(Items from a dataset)

——

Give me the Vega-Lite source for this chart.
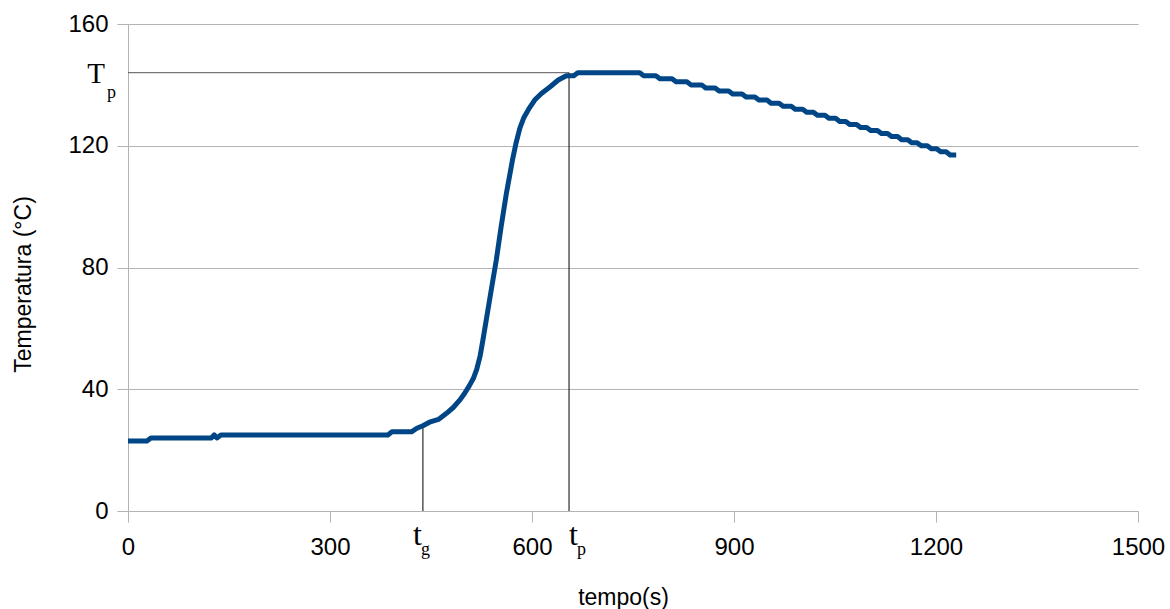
{
  "$schema": "https://vega.github.io/schema/vega-lite/v6.json",
  "width": 1010,
  "height": 487,
  "autosize": {"type": "none"},
  "padding": {"left": 128, "top": 24, "right": 32, "bottom": 98},
  "background": "white",
  "config": {"view": {"stroke": null}, "font": "Liberation Sans"},
  "datasets": {
    "curve": [
      {"t": 0, "T": 23}, {"t": 28, "T": 23}, {"t": 34, "T": 24}, {"t": 124, "T": 24},
      {"t": 128, "T": 25}, {"t": 132, "T": 24}, {"t": 138, "T": 25}, {"t": 386, "T": 25},
      {"t": 392, "T": 26}, {"t": 421, "T": 26}, {"t": 429, "T": 27.2}, {"t": 438, "T": 28},
      {"t": 449, "T": 29.3}, {"t": 461, "T": 30.1}, {"t": 473, "T": 32.1}, {"t": 483, "T": 34},
      {"t": 493, "T": 36.5}, {"t": 500, "T": 38.7}, {"t": 507, "T": 41.2}, {"t": 513, "T": 43.6},
      {"t": 518, "T": 46.6}, {"t": 523, "T": 51}, {"t": 527, "T": 56}, {"t": 533, "T": 64},
      {"t": 539, "T": 72}, {"t": 547, "T": 82.5}, {"t": 554, "T": 93.2}, {"t": 562, "T": 104.4},
      {"t": 571, "T": 115.3}, {"t": 576, "T": 120.6}, {"t": 582, "T": 125.8}, {"t": 588, "T": 129.3},
      {"t": 595, "T": 132}, {"t": 604, "T": 135}, {"t": 614, "T": 137.2}, {"t": 627, "T": 139.4},
      {"t": 639, "T": 141.6}, {"t": 651, "T": 143}, {"t": 662, "T": 143}, {"t": 668, "T": 144},
      {"t": 760, "T": 144},
      {"t": 766, "T": 143}, {"t": 784, "T": 143}, {"t": 790, "T": 142}, {"t": 808, "T": 142},
      {"t": 814, "T": 141}, {"t": 830, "T": 141}, {"t": 836, "T": 140}, {"t": 852, "T": 140},
      {"t": 858, "T": 139}, {"t": 872, "T": 139}, {"t": 878, "T": 138}, {"t": 892, "T": 138},
      {"t": 898, "T": 137}, {"t": 912, "T": 137}, {"t": 918, "T": 136}, {"t": 931, "T": 136},
      {"t": 937, "T": 135}, {"t": 949, "T": 135}, {"t": 955, "T": 134}, {"t": 967, "T": 134},
      {"t": 973, "T": 133}, {"t": 985, "T": 133}, {"t": 991, "T": 132}, {"t": 1002, "T": 132},
      {"t": 1008, "T": 131}, {"t": 1018, "T": 131}, {"t": 1024, "T": 130}, {"t": 1035, "T": 130},
      {"t": 1041, "T": 129}, {"t": 1051, "T": 129}, {"t": 1057, "T": 128}, {"t": 1066, "T": 128},
      {"t": 1072, "T": 127}, {"t": 1082, "T": 127}, {"t": 1088, "T": 126}, {"t": 1097, "T": 126},
      {"t": 1103, "T": 125}, {"t": 1113, "T": 125}, {"t": 1119, "T": 124}, {"t": 1128, "T": 124},
      {"t": 1134, "T": 123}, {"t": 1143, "T": 123}, {"t": 1149, "T": 122}, {"t": 1158, "T": 122},
      {"t": 1164, "T": 121}, {"t": 1172, "T": 121}, {"t": 1178, "T": 120}, {"t": 1187, "T": 120},
      {"t": 1193, "T": 119}, {"t": 1201, "T": 119}, {"t": 1207, "T": 118}, {"t": 1215, "T": 118},
      {"t": 1221, "T": 117}, {"t": 1230, "T": 117}
    ]
  },
  "layer": [
    {
      "data": {"values": [{"t": 0, "t2": 655, "T": 144}]},
      "mark": {"type": "rule", "color": "#555555", "strokeWidth": 1},
      "encoding": {
        "x": {"field": "t", "type": "quantitative", "scale": {"domain": [0, 1500], "nice": false}},
        "x2": {"field": "t2"},
        "y": {"field": "T", "type": "quantitative", "scale": {"domain": [0, 160], "nice": false}}
      }
    },
    {
      "data": {"values": [{"t": 438, "T": 0, "T2": 28}, {"t": 655, "T": 0, "T2": 144}]},
      "mark": {"type": "rule", "color": "#000000", "strokeWidth": 1},
      "encoding": {
        "x": {"field": "t", "type": "quantitative"},
        "y": {"field": "T", "type": "quantitative"},
        "y2": {"field": "T2"}
      }
    },
    {
      "data": {"name": "curve"},
      "mark": {"type": "line", "color": "#004586", "strokeWidth": 5, "strokeJoin": "round", "strokeCap": "butt"},
      "encoding": {
        "x": {
          "field": "t", "type": "quantitative",
          "axis": {
            "title": "tempo(s)", "values": [0, 300, 600, 900, 1200, 1500], "format": "d", "grid": false,
            "domainColor": "#b3b3b3", "tickColor": "#b3b3b3", "tickSize": 11,
            "labelFont": "Liberation Sans", "labelFontSize": 24, "labelColor": "#000000", "labelPadding": 13,
            "labelOverlap": false, "labelFlush": false,
            "titleFont": "Liberation Sans", "titleFontSize": 23, "titleFontWeight": "normal", "titleColor": "#000000",
            "titleX": 495, "titleY": 86, "titleBaseline": "middle", "titleAlign": "center"
          }
        },
        "y": {
          "field": "T", "type": "quantitative",
          "axis": {
            "title": "Temperatura (°C)", "values": [0, 40, 80, 120, 160], "format": "d", "grid": true, "gridColor": "#b3b3b3",
            "domainColor": "#b3b3b3", "tickColor": "#b3b3b3", "tickSize": 11,
            "labelFont": "Liberation Sans", "labelFontSize": 24, "labelColor": "#000000", "labelPadding": 9,
            "labelOverlap": false, "labelFlush": false,
            "titleFont": "Liberation Sans", "titleFontSize": 23, "titleFontWeight": "normal", "titleColor": "#000000",
            "titleX": -105, "titleY": 260, "titleBaseline": "middle", "titleAlign": "center", "titleAngle": 270
          }
        }
      }
    },
    {
      "data": {"values": [{"t": 0, "T": 144, "main": "T", "sub": "p"}]},
      "layer": [
        {
          "mark": {"type": "text", "font": "Liberation Serif", "fontSize": 29, "align": "right", "baseline": "alphabetic", "dx": -23, "dy": 10, "color": "#000000"},
          "encoding": {"x": {"field": "t", "type": "quantitative"}, "y": {"field": "T", "type": "quantitative"}, "text": {"field": "main"}}
        },
        {
          "mark": {"type": "text", "font": "Liberation Serif", "fontSize": 18, "align": "left", "baseline": "alphabetic", "dx": -21, "dy": 25, "color": "#000000"},
          "encoding": {"x": {"field": "t", "type": "quantitative"}, "y": {"field": "T", "type": "quantitative"}, "text": {"field": "sub"}}
        }
      ]
    },
    {
      "data": {"values": [{"t": 438, "T": 0, "main": "t", "sub": "g"}]},
      "layer": [
        {
          "mark": {"type": "text", "font": "Liberation Serif", "fontSize": 32, "align": "left", "baseline": "alphabetic", "dx": -10, "dy": 34, "color": "#000000"},
          "encoding": {"x": {"field": "t", "type": "quantitative"}, "y": {"field": "T", "type": "quantitative"}, "text": {"field": "main"}}
        },
        {
          "mark": {"type": "text", "font": "Liberation Serif", "fontSize": 18, "align": "left", "baseline": "alphabetic", "dx": -2, "dy": 44, "color": "#000000"},
          "encoding": {"x": {"field": "t", "type": "quantitative"}, "y": {"field": "T", "type": "quantitative"}, "text": {"field": "sub"}}
        }
      ]
    },
    {
      "data": {"values": [{"t": 655, "T": 0, "main": "t", "sub": "p"}]},
      "layer": [
        {
          "mark": {"type": "text", "font": "Liberation Serif", "fontSize": 32, "align": "left", "baseline": "alphabetic", "dx": 0, "dy": 34, "color": "#000000"},
          "encoding": {"x": {"field": "t", "type": "quantitative"}, "y": {"field": "T", "type": "quantitative"}, "text": {"field": "main"}}
        },
        {
          "mark": {"type": "text", "font": "Liberation Serif", "fontSize": 18, "align": "left", "baseline": "alphabetic", "dx": 8, "dy": 44, "color": "#000000"},
          "encoding": {"x": {"field": "t", "type": "quantitative"}, "y": {"field": "T", "type": "quantitative"}, "text": {"field": "sub"}}
        }
      ]
    }
  ]
}
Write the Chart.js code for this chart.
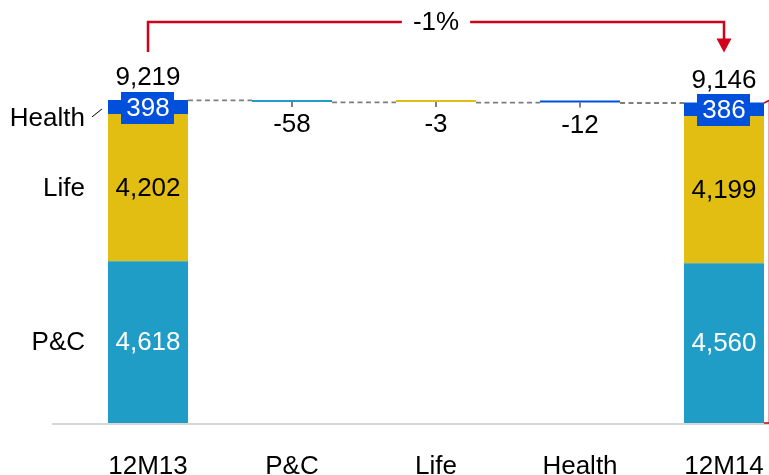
<!DOCTYPE html>
<html>
<head>
<meta charset="utf-8">
<script src="https://cdn.jsdelivr.net/npm/chart.js@4"></script>
<style>
  html, body { margin: 0; padding: 0; background: #ffffff; overflow: hidden; }
  #wrap { position: absolute; left: 0; top: 0; width: 796px; height: 475px; }
</style>
</head>
<body>
<div id="wrap"><canvas id="c" width="796" height="475"></canvas></div>
<script>
// ---- data ----
const categories = ['12M13', 'P&C', 'Life', 'Health', '12M14'];
const segmentNames = ['P&C', 'Life', 'Health'];
const startValues = [4618, 4202, 398];   // 12M13 by segment
const endValues = [4560, 4199, 386];     // 12M14 by segment
const deltaValues = [-58, -3, -12];      // change by segment
const totalValues = [9219, 9146];        // 12M13, 12M14 totals
const changeLabel = '-1%';

// ---- styles ----
const segColors = ['#1F9DC6', '#E2BE12', '#0050DC'];
const segTextColors = ['#ffffff', '#000000', '#ffffff'];
const RED = '#D0021B';
const FONT = '"Liberation Sans", Arial, sans-serif';

// running totals for the waterfall
const running = [totalValues[0]];
deltaValues.forEach((d, i) => running.push(running[i] + d));

const datasets = segmentNames.map((name, k) => {
  const data = categories.map(() => null);
  data[0] = startValues[k];
  data[k + 1] = [running[k + 1], running[k]];
  data[categories.length - 1] = endValues[k];
  return {
    label: name,
    data: data,
    backgroundColor: segColors[k],
    borderWidth: 0,
    stack: 's',
    minBarLength: 2,
    categoryPercentage: 1,
    barPercentage: 80 / 144
  };
});

const fmt = v => v.toLocaleString('en-US');

const annotate = {
  id: 'annotate',
  afterDatasetsDraw(chart) {
    const ctx = chart.ctx;
    const xs = chart.scales.x, ys = chart.scales.y;
    const bw = chart.getDatasetMeta(0).data[0].width;
    const last = categories.length - 1;
    const yp = v => ys.getPixelForValue(v);
    ctx.save();

    // baseline axis
    ctx.strokeStyle = '#D6D6D6';
    ctx.lineWidth = 2;
    ctx.beginPath();
    ctx.moveTo(52, chart.chartArea.bottom + 1);
    ctx.lineTo(chart.width, chart.chartArea.bottom + 1);
    ctx.stroke();

    // dashed connectors
    ctx.strokeStyle = '#7F7F7F';
    ctx.lineWidth = 1.8;
    ctx.setLineDash([5, 3.5]);
    for (let i = 0; i < last; i++) {
      const y = yp(running[i]) + 0.5;
      ctx.beginPath();
      ctx.moveTo(xs.getPixelForValue(i) + bw / 2, y);
      ctx.lineTo(xs.getPixelForValue(i + 1) - bw / 2, y);
      ctx.stroke();
    }
    ctx.setLineDash([]);

    ctx.textAlign = 'center';
    ctx.textBaseline = 'middle';
    ctx.font = '26px ' + FONT;

    // stacked bar labels
    const stackBars = [[0, startValues, totalValues[0]], [last, endValues, totalValues[1]]];
    stackBars.forEach(([idx, vals, tot]) => {
      const cx = xs.getPixelForValue(idx);
      let base = 0;
      vals.forEach((v, k) => {
        const cy = (yp(base) + yp(base + v)) / 2;
        base += v;
        if (k === 2) {
          const tw = ctx.measureText(fmt(v)).width;
          ctx.fillStyle = segColors[k];
          ctx.fillRect(Math.round(cx - tw / 2 - 5), Math.round(cy - 15), Math.round(tw + 10), 32);
          ctx.fillStyle = segTextColors[k];
          ctx.fillText(fmt(v), cx, cy + 2);
        } else {
          ctx.fillStyle = segTextColors[k];
          ctx.fillText(fmt(v), cx, cy + 1);
        }
      });
      ctx.fillStyle = '#000';
      ctx.fillText(fmt(tot), cx, yp(tot) - 22);
    });

    // delta labels and ticks
    deltaValues.forEach((d, k) => {
      const el = chart.getDatasetMeta(k).data[k + 1];
      const cx = el.x;
      const bottom = Math.max(el.y, el.base);
      ctx.strokeStyle = '#555';
      ctx.lineWidth = 1.5;
      ctx.beginPath();
      ctx.moveTo(cx, bottom);
      ctx.lineTo(cx, bottom + 5);
      ctx.stroke();
      ctx.fillStyle = '#000';
      ctx.fillText(String(d), cx, bottom + 23);
    });

    // left segment names
    const x0 = xs.getPixelForValue(0) - bw / 2;
    ctx.textAlign = 'right';
    let base = 0;
    startValues.forEach((v, k) => {
      let cy = (yp(base) + yp(base + v)) / 2;
      base += v;
      if (k === 2) {
        cy += 11;
        ctx.strokeStyle = '#000';
        ctx.lineWidth = 1;
        ctx.beginPath();
        ctx.moveTo(x0 - 16, cy - 1);
        ctx.lineTo(x0 - 6, cy - 9);
        ctx.stroke();
      }
      ctx.fillStyle = '#000';
      ctx.fillText(segmentNames[k], x0 - 23, cy + 1);
    });

    // red change bracket
    const xl = xs.getPixelForValue(0), xr = xs.getPixelForValue(last);
    const by = 22;
    const leftBottom = yp(totalValues[0]) - 48;
    const tip = yp(totalValues[1]) - 50;
    ctx.textAlign = 'center';
    const tw = ctx.measureText(changeLabel).width;
    const mid = (xl + xr) / 2;
    ctx.strokeStyle = RED;
    ctx.lineWidth = 2.5;
    ctx.beginPath();
    ctx.moveTo(xl, leftBottom);
    ctx.lineTo(xl, by);
    ctx.lineTo(mid - tw / 2 - 11, by);
    ctx.moveTo(mid + tw / 2 + 11, by);
    ctx.lineTo(xr, by);
    ctx.lineTo(xr, tip - 13);
    ctx.stroke();
    ctx.fillStyle = RED;
    ctx.beginPath();
    ctx.moveTo(xr - 7.5, tip - 14);
    ctx.lineTo(xr + 7.5, tip - 14);
    ctx.lineTo(xr, tip);
    ctx.closePath();
    ctx.fill();
    ctx.fillStyle = '#000';
    ctx.fillText(changeLabel, mid, by + 1);

    // partial right bracket at the edge
    const top4 = yp(totalValues[1]);
    ctx.strokeStyle = RED;
    ctx.lineWidth = 1.5;
    ctx.beginPath();
    ctx.moveTo(764, top4 + 0.5);
    ctx.lineTo(770, top4 - 2.5);
    ctx.moveTo(764, chart.chartArea.bottom);
    ctx.lineTo(772, chart.chartArea.bottom);
    ctx.stroke();
    ctx.globalAlpha = 0.35;
    ctx.lineWidth = 1;
    ctx.beginPath();
    ctx.moveTo(768.5, top4 - 2);
    ctx.lineTo(768.5, chart.chartArea.bottom);
    ctx.stroke();

    ctx.restore();
  }
};

new Chart(document.getElementById('c'), {
  type: 'bar',
  data: { labels: categories, datasets: datasets },
  options: {
    responsive: false,
    animation: false,
    devicePixelRatio: 1,
    layout: { padding: { left: 76, right: 0, top: 20, bottom: 0 } },
    plugins: { legend: { display: false }, tooltip: { enabled: false } },
    scales: {
      x: {
        stacked: true,
        grid: { display: false, drawTicks: false },
        border: { display: false },
        ticks: { color: '#000', font: { family: FONT, size: 26 }, padding: 28, maxRotation: 0 },
        afterFit(scale) { scale.height = 52; }
      },
      y: {
        stacked: true,
        display: false,
        min: 0,
        max: 11500
      }
    }
  },
  plugins: [annotate]
});
</script>
</body>
</html>
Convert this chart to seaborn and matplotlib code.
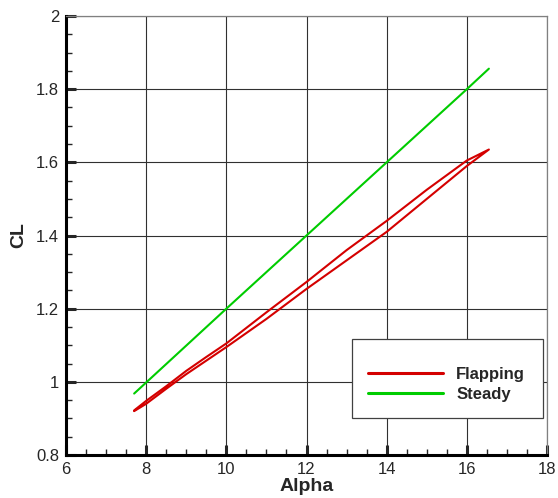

——

What is asked: Copy word for word only the lines above from the one with "Write the Chart.js code for this chart." through the one with "const fmt = v => v.toLocaleString('en-US');". Leave pictures out.

Solution to the problem:
Write the Chart.js code for this chart.
<!DOCTYPE html>
<html>
<head>
<meta charset="utf-8">
<script src="https://cdn.jsdelivr.net/npm/chart.js@4"></script>
<style>
  html, body { margin: 0; padding: 0; background: #ffffff; overflow: hidden; }
  #wrap { position: absolute; left: 0; top: 0; width: 796px; height: 475px; }
</style>
</head>
<body>
<div id="wrap"><canvas id="c" width="796" height="475"></canvas></div>
<script>
// ---- data ----
const categories = ['12M13', 'P&C', 'Life', 'Health', '12M14'];
const segmentNames = ['P&C', 'Life', 'Health'];
const startValues = [4618, 4202, 398];   // 12M13 by segment
const endValues = [4560, 4199, 386];     // 12M14 by segment
const deltaValues = [-58, -3, -12];      // change by segment
const totalValues = [9219, 9146];        // 12M13, 12M14 totals
const changeLabel = '-1%';

// ---- styles ----
const segColors = ['#1F9DC6', '#E2BE12', '#0050DC'];
const segTextColors = ['#ffffff', '#000000', '#ffffff'];
const RED = '#D0021B';
const FONT = '"Liberation Sans", Arial, sans-serif';

// running totals for the waterfall
const running = [totalValues[0]];
deltaValues.forEach((d, i) => running.push(running[i] + d));

const datasets = segmentNames.map((name, k) => {
  const data = categories.map(() => null);
  data[0] = startValues[k];
  data[k + 1] = [running[k + 1], running[k]];
  data[categories.length - 1] = endValues[k];
  return {
    label: name,
    data: data,
    backgroundColor: segColors[k],
    borderWidth: 0,
    stack: 's',
    minBarLength: 2,
    categoryPercentage: 1,
    barPercentage: 80 / 144
  };
});

const fmt = v => v.toLocaleString('en-US');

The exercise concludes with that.